● **SOURCE DATA**:
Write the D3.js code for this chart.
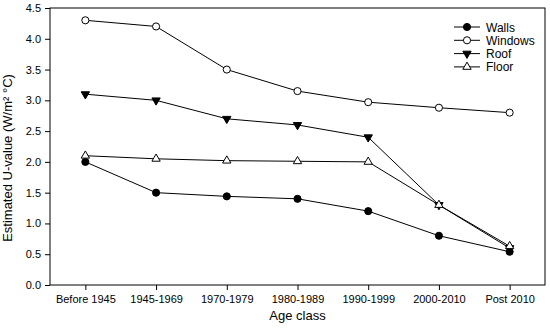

---

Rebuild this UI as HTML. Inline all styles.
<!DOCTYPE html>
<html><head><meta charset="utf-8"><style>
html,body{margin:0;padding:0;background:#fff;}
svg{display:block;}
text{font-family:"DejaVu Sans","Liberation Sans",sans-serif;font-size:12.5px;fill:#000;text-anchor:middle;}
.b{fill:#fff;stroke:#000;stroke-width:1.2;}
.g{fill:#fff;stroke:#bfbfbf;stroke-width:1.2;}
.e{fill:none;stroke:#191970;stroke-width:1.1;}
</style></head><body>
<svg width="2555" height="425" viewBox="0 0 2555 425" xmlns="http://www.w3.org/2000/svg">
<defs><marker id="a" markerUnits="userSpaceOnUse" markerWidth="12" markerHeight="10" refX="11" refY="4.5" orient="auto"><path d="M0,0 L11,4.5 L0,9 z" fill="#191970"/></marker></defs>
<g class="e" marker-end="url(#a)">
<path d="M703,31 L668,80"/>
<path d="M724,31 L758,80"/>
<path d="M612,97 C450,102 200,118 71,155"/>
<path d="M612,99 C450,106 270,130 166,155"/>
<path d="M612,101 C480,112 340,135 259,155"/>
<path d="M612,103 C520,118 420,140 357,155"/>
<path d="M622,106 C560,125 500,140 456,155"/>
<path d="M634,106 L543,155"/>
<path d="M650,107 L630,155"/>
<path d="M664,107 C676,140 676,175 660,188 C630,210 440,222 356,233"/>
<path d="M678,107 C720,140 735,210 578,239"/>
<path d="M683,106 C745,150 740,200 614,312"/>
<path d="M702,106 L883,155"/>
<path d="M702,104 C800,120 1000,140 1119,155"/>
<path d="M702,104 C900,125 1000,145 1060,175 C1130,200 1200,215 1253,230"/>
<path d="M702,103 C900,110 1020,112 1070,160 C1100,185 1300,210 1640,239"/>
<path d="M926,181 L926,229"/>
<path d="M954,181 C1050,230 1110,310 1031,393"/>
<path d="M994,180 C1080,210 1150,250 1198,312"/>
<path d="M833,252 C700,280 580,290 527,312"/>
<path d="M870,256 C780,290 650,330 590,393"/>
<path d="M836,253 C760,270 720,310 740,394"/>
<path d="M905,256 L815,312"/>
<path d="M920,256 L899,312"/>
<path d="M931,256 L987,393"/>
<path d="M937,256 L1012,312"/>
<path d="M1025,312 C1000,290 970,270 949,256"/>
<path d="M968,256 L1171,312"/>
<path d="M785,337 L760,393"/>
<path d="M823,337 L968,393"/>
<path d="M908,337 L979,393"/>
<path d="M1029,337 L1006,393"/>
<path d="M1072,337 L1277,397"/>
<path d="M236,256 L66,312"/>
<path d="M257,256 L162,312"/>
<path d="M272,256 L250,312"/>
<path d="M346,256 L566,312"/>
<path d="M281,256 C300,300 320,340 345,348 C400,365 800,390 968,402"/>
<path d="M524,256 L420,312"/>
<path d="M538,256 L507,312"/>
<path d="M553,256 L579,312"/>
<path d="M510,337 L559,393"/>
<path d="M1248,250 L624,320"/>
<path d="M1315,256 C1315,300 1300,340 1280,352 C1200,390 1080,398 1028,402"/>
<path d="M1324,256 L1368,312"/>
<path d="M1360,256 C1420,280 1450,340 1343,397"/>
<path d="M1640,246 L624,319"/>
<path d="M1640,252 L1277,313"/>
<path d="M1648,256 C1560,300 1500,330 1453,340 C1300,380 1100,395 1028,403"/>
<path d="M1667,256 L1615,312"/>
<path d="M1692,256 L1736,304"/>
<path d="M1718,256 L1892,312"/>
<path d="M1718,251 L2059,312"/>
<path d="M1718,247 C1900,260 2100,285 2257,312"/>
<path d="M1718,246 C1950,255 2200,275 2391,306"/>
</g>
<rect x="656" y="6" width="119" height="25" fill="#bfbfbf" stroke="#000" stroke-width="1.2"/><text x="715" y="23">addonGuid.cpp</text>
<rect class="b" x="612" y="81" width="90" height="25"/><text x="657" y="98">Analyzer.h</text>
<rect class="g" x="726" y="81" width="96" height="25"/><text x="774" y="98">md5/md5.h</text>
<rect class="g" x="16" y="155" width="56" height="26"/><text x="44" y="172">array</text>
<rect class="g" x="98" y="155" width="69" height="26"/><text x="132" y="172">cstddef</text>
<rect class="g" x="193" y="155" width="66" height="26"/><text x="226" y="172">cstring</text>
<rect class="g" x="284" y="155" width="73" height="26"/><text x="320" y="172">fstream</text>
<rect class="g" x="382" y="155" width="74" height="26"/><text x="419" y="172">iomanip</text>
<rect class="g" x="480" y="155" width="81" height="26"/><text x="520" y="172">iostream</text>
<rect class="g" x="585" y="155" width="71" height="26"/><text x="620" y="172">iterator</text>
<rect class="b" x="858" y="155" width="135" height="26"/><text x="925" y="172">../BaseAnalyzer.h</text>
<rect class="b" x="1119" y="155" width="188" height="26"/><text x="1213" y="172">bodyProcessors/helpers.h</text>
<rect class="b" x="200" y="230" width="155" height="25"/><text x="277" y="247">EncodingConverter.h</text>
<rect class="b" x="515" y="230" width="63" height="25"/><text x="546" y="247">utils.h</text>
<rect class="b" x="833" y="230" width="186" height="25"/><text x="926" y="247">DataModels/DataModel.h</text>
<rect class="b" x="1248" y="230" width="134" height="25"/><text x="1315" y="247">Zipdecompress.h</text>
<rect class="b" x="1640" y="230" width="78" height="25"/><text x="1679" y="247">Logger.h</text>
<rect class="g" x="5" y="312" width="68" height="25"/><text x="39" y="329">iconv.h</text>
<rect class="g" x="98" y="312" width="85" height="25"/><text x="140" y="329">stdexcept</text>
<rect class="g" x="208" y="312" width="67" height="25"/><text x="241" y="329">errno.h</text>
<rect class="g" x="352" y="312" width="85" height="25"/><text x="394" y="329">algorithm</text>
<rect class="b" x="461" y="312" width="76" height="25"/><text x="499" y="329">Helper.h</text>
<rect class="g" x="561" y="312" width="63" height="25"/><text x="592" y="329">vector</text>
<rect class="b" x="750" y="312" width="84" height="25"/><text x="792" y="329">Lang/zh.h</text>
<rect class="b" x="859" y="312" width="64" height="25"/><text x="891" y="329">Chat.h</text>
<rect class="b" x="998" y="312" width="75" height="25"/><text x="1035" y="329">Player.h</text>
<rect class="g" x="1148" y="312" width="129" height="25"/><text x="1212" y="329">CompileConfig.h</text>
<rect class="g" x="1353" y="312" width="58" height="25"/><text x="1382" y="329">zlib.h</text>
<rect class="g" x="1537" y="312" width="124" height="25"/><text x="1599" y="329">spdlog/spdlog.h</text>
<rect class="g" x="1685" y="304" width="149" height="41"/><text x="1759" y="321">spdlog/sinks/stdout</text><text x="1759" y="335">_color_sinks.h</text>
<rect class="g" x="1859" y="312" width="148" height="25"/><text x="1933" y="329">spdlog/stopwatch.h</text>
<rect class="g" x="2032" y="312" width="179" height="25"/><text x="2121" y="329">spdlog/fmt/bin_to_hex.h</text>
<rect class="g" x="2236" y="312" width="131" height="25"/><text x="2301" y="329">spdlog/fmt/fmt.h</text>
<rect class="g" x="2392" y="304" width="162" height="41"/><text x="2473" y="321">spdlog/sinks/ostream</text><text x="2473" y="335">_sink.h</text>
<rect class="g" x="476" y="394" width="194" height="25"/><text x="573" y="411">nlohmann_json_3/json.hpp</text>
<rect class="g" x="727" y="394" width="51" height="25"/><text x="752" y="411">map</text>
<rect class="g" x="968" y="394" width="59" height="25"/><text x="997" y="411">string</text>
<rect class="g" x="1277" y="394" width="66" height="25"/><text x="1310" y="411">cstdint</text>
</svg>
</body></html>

● **TO BE DONE**:
Identify and copy lines that hold the string "this".

● **CORRECT RESPONSE**:
Write the D3.js code for this chart.
Rebuild this UI as HTML. Inline all styles.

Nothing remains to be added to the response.